● RECORDS SHOWN:
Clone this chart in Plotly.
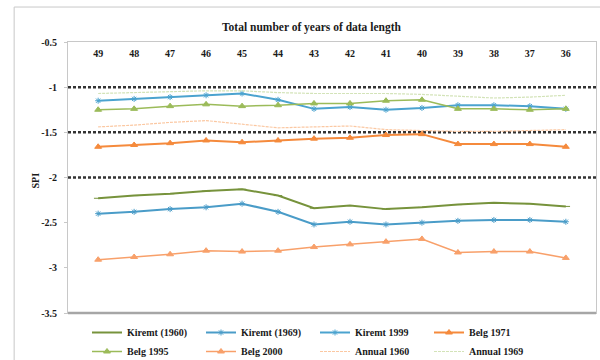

---

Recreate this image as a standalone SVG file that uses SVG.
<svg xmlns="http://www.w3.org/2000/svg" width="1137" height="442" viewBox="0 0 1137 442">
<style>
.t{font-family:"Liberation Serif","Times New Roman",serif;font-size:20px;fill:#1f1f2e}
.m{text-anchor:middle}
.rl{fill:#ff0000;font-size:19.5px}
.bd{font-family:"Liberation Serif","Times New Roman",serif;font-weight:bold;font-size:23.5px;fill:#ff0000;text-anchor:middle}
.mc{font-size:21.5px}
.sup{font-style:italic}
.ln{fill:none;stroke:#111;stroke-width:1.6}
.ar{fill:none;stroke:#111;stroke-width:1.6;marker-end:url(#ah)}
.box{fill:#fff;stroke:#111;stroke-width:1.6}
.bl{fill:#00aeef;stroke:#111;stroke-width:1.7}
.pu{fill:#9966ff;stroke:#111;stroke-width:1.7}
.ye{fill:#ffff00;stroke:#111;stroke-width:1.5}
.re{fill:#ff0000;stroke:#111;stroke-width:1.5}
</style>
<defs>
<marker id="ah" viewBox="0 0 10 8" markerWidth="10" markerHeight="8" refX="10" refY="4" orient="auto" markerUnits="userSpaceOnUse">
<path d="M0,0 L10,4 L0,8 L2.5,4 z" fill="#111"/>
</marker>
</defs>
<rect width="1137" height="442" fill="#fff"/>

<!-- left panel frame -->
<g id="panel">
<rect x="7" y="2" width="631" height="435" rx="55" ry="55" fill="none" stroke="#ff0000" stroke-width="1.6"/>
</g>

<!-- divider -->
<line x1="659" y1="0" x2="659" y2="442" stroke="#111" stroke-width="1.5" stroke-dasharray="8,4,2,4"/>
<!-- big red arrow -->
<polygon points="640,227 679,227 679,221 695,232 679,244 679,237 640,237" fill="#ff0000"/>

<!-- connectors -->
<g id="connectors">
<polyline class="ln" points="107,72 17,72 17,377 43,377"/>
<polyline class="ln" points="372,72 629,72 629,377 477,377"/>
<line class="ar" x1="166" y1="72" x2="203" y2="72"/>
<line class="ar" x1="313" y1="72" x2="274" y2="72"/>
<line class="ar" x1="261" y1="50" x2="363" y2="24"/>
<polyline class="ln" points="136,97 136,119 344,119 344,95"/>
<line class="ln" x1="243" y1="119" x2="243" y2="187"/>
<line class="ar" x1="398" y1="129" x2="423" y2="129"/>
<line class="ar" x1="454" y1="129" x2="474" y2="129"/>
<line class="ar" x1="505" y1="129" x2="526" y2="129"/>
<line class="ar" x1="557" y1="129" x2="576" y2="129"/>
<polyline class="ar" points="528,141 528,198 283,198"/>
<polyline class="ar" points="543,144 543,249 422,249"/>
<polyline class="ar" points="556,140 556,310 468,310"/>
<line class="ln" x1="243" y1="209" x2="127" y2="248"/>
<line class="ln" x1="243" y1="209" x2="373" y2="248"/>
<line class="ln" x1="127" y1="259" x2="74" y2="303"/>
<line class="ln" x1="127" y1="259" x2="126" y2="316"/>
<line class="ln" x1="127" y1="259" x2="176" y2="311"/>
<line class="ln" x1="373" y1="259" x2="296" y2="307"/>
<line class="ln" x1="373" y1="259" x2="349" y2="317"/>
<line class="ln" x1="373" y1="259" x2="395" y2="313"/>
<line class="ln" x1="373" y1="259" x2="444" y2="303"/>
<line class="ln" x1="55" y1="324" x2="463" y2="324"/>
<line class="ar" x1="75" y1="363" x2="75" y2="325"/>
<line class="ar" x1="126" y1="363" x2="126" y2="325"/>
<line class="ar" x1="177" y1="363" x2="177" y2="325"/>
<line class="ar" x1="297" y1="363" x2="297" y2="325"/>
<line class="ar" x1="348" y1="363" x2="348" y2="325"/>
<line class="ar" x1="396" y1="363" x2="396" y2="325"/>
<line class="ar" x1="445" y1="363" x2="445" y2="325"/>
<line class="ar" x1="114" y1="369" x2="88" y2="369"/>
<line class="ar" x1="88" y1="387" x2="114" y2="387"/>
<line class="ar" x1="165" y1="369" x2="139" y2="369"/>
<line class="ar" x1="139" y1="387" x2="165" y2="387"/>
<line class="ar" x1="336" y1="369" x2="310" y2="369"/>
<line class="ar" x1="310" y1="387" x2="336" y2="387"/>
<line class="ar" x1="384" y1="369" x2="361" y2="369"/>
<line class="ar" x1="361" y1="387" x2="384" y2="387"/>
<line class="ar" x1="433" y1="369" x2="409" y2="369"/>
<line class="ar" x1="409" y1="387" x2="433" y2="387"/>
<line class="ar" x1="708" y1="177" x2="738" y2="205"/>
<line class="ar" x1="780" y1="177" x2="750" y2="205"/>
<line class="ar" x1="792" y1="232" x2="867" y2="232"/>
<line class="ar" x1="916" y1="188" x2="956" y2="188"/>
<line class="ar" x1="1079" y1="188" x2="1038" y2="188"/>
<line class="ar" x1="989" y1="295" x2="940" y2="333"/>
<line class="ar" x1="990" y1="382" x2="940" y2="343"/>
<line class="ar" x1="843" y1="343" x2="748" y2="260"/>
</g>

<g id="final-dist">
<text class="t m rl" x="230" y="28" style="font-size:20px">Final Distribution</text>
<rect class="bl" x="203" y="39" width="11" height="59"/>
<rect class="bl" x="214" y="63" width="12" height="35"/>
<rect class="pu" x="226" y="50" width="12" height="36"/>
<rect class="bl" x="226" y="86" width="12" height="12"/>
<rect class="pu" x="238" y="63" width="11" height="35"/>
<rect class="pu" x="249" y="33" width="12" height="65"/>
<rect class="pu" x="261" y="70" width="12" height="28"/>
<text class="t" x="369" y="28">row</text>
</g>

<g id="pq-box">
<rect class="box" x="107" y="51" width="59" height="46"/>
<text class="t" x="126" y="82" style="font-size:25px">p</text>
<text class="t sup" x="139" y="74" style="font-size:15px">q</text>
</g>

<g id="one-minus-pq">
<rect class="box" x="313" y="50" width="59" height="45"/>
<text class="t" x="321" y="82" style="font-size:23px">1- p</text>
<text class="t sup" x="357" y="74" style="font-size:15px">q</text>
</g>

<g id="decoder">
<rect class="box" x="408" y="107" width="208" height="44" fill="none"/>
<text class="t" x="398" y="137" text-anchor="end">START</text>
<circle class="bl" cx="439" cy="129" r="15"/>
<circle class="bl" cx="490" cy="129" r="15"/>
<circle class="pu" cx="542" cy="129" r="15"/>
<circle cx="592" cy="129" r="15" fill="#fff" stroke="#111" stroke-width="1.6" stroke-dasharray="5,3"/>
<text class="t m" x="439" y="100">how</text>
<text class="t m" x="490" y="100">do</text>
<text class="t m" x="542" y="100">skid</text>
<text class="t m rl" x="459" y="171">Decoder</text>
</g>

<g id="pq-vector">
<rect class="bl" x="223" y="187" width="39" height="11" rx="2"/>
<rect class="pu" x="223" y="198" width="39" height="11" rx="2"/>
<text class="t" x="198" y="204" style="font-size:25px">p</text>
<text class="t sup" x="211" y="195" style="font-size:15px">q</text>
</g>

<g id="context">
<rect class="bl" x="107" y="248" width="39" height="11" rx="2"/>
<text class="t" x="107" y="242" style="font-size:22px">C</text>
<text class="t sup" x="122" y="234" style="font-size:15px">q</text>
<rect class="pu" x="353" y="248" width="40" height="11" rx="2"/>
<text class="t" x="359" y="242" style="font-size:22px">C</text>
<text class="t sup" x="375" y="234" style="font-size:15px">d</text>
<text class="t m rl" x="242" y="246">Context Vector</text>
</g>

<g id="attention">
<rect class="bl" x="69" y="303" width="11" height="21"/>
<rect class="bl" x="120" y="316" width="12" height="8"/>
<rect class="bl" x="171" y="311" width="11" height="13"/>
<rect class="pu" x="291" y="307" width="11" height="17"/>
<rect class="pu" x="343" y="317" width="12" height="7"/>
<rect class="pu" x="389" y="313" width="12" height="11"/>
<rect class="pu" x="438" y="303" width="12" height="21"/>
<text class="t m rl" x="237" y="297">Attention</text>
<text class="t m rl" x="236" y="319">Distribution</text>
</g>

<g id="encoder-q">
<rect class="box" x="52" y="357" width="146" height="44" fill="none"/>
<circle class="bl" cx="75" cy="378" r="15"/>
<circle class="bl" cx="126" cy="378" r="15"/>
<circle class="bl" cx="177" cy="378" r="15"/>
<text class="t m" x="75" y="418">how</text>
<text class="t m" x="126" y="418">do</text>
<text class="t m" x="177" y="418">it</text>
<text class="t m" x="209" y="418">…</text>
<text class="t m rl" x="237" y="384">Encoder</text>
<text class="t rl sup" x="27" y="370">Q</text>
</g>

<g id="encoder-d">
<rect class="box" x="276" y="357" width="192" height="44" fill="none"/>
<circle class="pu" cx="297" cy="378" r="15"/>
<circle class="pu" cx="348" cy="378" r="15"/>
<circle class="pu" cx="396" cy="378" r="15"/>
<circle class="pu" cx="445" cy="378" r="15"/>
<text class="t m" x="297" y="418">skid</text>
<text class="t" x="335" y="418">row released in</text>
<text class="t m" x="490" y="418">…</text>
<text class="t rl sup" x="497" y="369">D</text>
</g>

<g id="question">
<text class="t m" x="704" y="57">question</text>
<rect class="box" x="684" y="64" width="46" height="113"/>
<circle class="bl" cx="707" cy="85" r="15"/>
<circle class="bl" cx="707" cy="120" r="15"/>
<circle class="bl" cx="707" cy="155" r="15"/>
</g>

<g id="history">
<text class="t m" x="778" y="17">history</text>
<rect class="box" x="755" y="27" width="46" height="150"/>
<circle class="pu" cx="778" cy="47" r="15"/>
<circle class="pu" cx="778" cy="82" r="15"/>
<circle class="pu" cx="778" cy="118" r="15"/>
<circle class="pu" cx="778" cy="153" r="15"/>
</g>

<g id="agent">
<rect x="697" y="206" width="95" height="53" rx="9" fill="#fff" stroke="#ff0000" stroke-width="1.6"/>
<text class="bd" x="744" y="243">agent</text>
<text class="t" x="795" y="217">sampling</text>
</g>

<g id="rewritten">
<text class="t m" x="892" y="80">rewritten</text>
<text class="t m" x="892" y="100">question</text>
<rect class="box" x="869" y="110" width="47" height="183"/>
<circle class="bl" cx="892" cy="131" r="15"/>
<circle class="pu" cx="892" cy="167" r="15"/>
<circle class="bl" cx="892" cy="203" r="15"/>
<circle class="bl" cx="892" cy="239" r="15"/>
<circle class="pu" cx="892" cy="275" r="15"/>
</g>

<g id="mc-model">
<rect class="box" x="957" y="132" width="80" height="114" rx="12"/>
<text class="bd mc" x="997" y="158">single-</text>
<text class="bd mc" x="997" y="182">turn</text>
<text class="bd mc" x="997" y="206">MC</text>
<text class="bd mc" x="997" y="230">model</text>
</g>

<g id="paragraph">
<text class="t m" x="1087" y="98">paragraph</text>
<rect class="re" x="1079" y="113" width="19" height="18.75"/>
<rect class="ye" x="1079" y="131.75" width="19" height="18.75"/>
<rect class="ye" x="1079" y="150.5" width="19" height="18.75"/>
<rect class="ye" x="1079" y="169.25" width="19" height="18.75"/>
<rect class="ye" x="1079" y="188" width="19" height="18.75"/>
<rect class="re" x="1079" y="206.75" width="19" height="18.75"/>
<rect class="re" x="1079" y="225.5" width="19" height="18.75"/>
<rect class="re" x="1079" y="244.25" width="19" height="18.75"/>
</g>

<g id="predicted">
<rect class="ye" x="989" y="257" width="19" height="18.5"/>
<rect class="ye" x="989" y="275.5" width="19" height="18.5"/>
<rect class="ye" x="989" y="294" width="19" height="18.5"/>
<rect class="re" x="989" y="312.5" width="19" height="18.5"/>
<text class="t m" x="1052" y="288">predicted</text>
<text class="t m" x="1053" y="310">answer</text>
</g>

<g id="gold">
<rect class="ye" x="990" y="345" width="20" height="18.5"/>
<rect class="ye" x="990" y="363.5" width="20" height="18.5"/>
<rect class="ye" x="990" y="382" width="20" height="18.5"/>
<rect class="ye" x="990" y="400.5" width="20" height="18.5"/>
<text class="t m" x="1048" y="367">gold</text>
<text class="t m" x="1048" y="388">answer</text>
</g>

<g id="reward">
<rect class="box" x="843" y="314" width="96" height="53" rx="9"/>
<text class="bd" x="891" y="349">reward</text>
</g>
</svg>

--

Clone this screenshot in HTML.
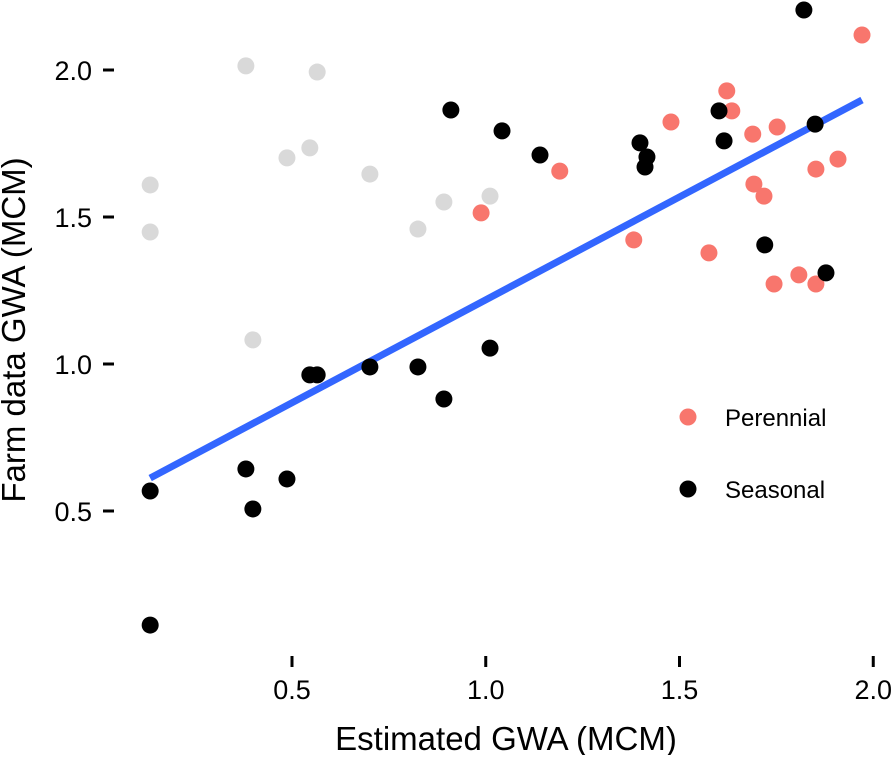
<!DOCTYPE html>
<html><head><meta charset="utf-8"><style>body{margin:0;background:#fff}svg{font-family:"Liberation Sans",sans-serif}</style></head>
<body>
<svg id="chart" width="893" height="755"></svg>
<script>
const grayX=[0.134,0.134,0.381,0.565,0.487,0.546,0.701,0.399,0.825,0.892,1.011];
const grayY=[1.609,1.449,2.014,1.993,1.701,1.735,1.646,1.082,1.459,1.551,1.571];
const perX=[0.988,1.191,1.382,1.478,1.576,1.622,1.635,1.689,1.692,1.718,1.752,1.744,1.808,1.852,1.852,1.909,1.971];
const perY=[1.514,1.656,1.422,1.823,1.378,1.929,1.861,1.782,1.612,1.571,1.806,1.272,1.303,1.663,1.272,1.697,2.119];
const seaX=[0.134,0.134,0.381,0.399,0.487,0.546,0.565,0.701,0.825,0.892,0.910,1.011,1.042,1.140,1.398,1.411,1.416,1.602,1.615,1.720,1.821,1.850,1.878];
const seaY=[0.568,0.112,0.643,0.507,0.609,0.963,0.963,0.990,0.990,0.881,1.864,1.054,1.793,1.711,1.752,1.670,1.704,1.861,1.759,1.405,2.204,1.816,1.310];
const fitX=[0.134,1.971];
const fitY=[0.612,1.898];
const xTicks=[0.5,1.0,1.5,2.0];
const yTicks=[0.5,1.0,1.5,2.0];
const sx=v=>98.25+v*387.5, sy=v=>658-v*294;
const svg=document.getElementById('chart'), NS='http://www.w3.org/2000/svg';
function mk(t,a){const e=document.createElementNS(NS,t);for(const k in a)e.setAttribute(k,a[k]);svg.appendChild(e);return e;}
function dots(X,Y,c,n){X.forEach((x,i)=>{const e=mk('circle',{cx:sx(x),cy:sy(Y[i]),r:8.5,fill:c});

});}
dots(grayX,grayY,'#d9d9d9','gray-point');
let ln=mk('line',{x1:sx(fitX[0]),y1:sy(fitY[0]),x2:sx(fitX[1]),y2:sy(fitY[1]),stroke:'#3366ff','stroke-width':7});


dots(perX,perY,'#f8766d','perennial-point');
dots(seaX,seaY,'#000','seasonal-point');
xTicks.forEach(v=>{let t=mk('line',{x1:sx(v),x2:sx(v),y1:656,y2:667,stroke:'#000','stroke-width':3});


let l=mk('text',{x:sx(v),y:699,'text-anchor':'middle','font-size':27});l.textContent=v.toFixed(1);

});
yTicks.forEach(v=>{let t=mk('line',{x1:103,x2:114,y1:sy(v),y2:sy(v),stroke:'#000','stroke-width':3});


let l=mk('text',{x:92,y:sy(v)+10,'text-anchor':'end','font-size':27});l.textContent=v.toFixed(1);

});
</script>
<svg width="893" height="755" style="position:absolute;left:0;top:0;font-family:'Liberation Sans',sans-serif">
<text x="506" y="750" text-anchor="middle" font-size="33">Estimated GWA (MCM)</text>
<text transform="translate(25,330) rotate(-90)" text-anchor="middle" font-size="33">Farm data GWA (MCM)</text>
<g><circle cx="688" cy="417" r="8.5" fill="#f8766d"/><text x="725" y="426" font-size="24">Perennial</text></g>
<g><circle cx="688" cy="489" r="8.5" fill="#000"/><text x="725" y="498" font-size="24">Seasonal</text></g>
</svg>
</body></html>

● TASK BRIEF: Taking the material above, extract exactly and only the lines from the line with "Recreate this image" to the line with "679,227 679,221 695,232", inclusive of both.

● RESPONSE:
Recreate this image as a standalone SVG file that uses SVG.
<svg xmlns="http://www.w3.org/2000/svg" width="1137" height="442" viewBox="0 0 1137 442">
<style>
.t{font-family:"Liberation Serif","Times New Roman",serif;font-size:20px;fill:#1f1f2e}
.m{text-anchor:middle}
.rl{fill:#ff0000;font-size:19.5px}
.bd{font-family:"Liberation Serif","Times New Roman",serif;font-weight:bold;font-size:23.5px;fill:#ff0000;text-anchor:middle}
.mc{font-size:21.5px}
.sup{font-style:italic}
.ln{fill:none;stroke:#111;stroke-width:1.6}
.ar{fill:none;stroke:#111;stroke-width:1.6;marker-end:url(#ah)}
.box{fill:#fff;stroke:#111;stroke-width:1.6}
.bl{fill:#00aeef;stroke:#111;stroke-width:1.7}
.pu{fill:#9966ff;stroke:#111;stroke-width:1.7}
.ye{fill:#ffff00;stroke:#111;stroke-width:1.5}
.re{fill:#ff0000;stroke:#111;stroke-width:1.5}
</style>
<defs>
<marker id="ah" viewBox="0 0 10 8" markerWidth="10" markerHeight="8" refX="10" refY="4" orient="auto" markerUnits="userSpaceOnUse">
<path d="M0,0 L10,4 L0,8 L2.5,4 z" fill="#111"/>
</marker>
</defs>
<rect width="1137" height="442" fill="#fff"/>

<!-- left panel frame -->
<g id="panel">
<rect x="7" y="2" width="631" height="435" rx="55" ry="55" fill="none" stroke="#ff0000" stroke-width="1.6"/>
</g>

<!-- divider -->
<line x1="659" y1="0" x2="659" y2="442" stroke="#111" stroke-width="1.5" stroke-dasharray="8,4,2,4"/>
<!-- big red arrow -->
<polygon points="640,227 679,227 679,221 695,232 679,244 679,237 640,237" fill="#ff0000"/>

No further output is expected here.